Return the listing below exactly, with the pictures dropped.

____

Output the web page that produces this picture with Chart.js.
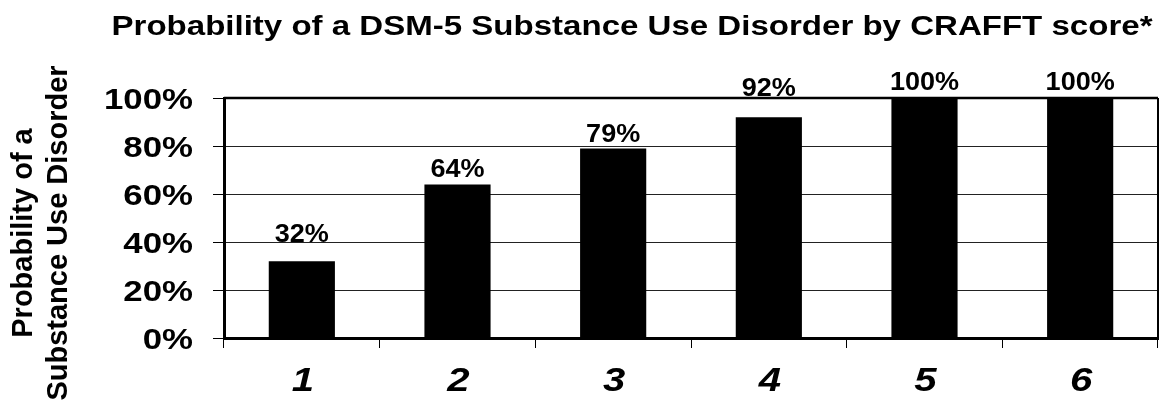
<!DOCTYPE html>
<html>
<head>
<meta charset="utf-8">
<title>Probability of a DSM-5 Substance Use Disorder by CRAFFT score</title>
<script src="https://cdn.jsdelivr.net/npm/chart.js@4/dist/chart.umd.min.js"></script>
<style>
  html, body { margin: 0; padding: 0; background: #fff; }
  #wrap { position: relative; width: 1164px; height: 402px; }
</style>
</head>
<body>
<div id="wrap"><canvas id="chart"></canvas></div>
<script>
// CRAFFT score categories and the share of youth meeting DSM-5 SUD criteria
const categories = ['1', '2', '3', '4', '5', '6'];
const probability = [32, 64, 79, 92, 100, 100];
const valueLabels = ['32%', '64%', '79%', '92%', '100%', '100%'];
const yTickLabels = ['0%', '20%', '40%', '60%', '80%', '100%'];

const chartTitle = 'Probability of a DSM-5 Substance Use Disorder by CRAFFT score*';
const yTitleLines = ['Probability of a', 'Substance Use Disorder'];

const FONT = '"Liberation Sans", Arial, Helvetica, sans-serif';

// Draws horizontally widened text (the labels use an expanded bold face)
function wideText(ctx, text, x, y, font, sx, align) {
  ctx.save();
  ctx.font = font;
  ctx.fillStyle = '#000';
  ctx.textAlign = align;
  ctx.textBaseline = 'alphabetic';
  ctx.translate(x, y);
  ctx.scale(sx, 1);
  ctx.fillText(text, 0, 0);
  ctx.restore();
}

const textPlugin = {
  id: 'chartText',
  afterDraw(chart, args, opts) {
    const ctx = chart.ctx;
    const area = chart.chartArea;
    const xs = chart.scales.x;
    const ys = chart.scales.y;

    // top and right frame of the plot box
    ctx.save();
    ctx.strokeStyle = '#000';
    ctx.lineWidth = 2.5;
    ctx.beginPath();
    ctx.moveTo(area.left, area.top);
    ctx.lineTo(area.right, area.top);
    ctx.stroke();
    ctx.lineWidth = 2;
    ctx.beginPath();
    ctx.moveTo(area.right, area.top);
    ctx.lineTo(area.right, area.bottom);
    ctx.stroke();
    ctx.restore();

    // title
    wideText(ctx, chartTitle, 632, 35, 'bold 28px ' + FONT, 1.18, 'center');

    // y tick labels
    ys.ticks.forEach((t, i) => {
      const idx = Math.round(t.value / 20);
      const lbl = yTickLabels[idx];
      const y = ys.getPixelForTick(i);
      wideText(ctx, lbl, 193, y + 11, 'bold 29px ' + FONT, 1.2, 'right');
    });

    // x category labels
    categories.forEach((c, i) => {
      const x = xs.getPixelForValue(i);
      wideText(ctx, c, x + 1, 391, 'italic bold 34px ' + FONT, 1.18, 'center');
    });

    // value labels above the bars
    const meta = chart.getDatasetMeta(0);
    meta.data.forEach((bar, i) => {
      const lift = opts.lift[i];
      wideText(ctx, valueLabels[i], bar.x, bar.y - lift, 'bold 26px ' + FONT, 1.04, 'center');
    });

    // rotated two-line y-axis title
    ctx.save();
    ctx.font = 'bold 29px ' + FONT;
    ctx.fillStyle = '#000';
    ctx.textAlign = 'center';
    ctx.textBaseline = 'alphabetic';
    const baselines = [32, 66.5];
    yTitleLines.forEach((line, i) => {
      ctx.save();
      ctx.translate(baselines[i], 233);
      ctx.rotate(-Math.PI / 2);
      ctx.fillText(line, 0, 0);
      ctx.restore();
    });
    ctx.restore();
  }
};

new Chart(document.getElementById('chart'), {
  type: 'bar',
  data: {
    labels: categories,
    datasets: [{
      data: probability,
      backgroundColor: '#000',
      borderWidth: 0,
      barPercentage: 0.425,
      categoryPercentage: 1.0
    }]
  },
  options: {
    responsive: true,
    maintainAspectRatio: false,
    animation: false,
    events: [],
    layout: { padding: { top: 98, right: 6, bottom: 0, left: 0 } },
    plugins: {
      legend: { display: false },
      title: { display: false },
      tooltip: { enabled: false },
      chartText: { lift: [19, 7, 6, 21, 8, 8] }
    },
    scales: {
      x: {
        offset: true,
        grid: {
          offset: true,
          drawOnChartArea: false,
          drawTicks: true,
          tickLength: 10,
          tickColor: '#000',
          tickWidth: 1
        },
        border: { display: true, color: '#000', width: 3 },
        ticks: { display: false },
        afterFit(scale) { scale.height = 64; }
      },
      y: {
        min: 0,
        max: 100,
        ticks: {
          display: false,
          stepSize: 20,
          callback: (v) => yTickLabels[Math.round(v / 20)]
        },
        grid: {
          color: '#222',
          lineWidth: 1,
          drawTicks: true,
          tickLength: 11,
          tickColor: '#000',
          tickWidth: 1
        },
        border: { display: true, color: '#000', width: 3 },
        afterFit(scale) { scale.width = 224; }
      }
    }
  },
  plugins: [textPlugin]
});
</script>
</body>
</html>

____

Finished exercise:
Output the web page that produces this picture with Chart.js.
<!DOCTYPE html>
<html>
<head>
<meta charset="utf-8">
<title>Probability of a DSM-5 Substance Use Disorder by CRAFFT score</title>
<script src="https://cdn.jsdelivr.net/npm/chart.js@4/dist/chart.umd.min.js"></script>
<style>
  html, body { margin: 0; padding: 0; background: #fff; }
  #wrap { position: relative; width: 1164px; height: 402px; }
</style>
</head>
<body>
<div id="wrap"><canvas id="chart"></canvas></div>
<script>
// CRAFFT score categories and the share of youth meeting DSM-5 SUD criteria
const categories = ['1', '2', '3', '4', '5', '6'];
const probability = [32, 64, 79, 92, 100, 100];
const valueLabels = ['32%', '64%', '79%', '92%', '100%', '100%'];
const yTickLabels = ['0%', '20%', '40%', '60%', '80%', '100%'];

const chartTitle = 'Probability of a DSM-5 Substance Use Disorder by CRAFFT score*';
const yTitleLines = ['Probability of a', 'Substance Use Disorder'];

const FONT = '"Liberation Sans", Arial, Helvetica, sans-serif';

// Draws horizontally widened text (the labels use an expanded bold face)
function wideText(ctx, text, x, y, font, sx, align) {
  ctx.save();
  ctx.font = font;
  ctx.fillStyle = '#000';
  ctx.textAlign = align;
  ctx.textBaseline = 'alphabetic';
  ctx.translate(x, y);
  ctx.scale(sx, 1);
  ctx.fillText(text, 0, 0);
  ctx.restore();
}

const textPlugin = {
  id: 'chartText',
  afterDraw(chart, args, opts) {
    const ctx = chart.ctx;
    const area = chart.chartArea;
    const xs = chart.scales.x;
    const ys = chart.scales.y;

    // top and right frame of the plot box
    ctx.save();
    ctx.strokeStyle = '#000';
    ctx.lineWidth = 2.5;
    ctx.beginPath();
    ctx.moveTo(area.left, area.top);
    ctx.lineTo(area.right, area.top);
    ctx.stroke();
    ctx.lineWidth = 2;
    ctx.beginPath();
    ctx.moveTo(area.right, area.top);
    ctx.lineTo(area.right, area.bottom);
    ctx.stroke();
    ctx.restore();

    // title
    wideText(ctx, chartTitle, 632, 35, 'bold 28px ' + FONT, 1.18, 'center');

    // y tick labels
    ys.ticks.forEach((t, i) => {
      const idx = Math.round(t.value / 20);
      const lbl = yTickLabels[idx];
      const y = ys.getPixelForTick(i);
      wideText(ctx, lbl, 193, y + 11, 'bold 29px ' + FONT, 1.2, 'right');
    });

    // x category labels
    categories.forEach((c, i) => {
      const x = xs.getPixelForValue(i);
      wideText(ctx, c, x + 1, 391, 'italic bold 34px ' + FONT, 1.18, 'center');
    });

    // value labels above the bars
    const meta = chart.getDatasetMeta(0);
    meta.data.forEach((bar, i) => {
      const lift = opts.lift[i];
      wideText(ctx, valueLabels[i], bar.x, bar.y - lift, 'bold 26px ' + FONT, 1.04, 'center');
    });

    // rotated two-line y-axis title
    ctx.save();
    ctx.font = 'bold 29px ' + FONT;
    ctx.fillStyle = '#000';
    ctx.textAlign = 'center';
    ctx.textBaseline = 'alphabetic';
    const baselines = [32, 66.5];
    yTitleLines.forEach((line, i) => {
      ctx.save();
      ctx.translate(baselines[i], 233);
      ctx.rotate(-Math.PI / 2);
      ctx.fillText(line, 0, 0);
      ctx.restore();
    });
    ctx.restore();
  }
};

new Chart(document.getElementById('chart'), {
  type: 'bar',
  data: {
    labels: categories,
    datasets: [{
      data: probability,
      backgroundColor: '#000',
      borderWidth: 0,
      barPercentage: 0.425,
      categoryPercentage: 1.0
    }]
  },
  options: {
    responsive: true,
    maintainAspectRatio: false,
    animation: false,
    events: [],
    layout: { padding: { top: 98, right: 6, bottom: 0, left: 0 } },
    plugins: {
      legend: { display: false },
      title: { display: false },
      tooltip: { enabled: false },
      chartText: { lift: [19, 7, 6, 21, 8, 8] }
    },
    scales: {
      x: {
        offset: true,
        grid: {
          offset: true,
          drawOnChartArea: false,
          drawTicks: true,
          tickLength: 10,
          tickColor: '#000',
          tickWidth: 1
        },
        border: { display: true, color: '#000', width: 3 },
        ticks: { display: false },
        afterFit(scale) { scale.height = 64; }
      },
      y: {
        min: 0,
        max: 100,
        ticks: {
          display: false,
          stepSize: 20,
          callback: (v) => yTickLabels[Math.round(v / 20)]
        },
        grid: {
          color: '#222',
          lineWidth: 1,
          drawTicks: true,
          tickLength: 11,
          tickColor: '#000',
          tickWidth: 1
        },
        border: { display: true, color: '#000', width: 3 },
        afterFit(scale) { scale.width = 224; }
      }
    }
  },
  plugins: [textPlugin]
});
</script>
</body>
</html>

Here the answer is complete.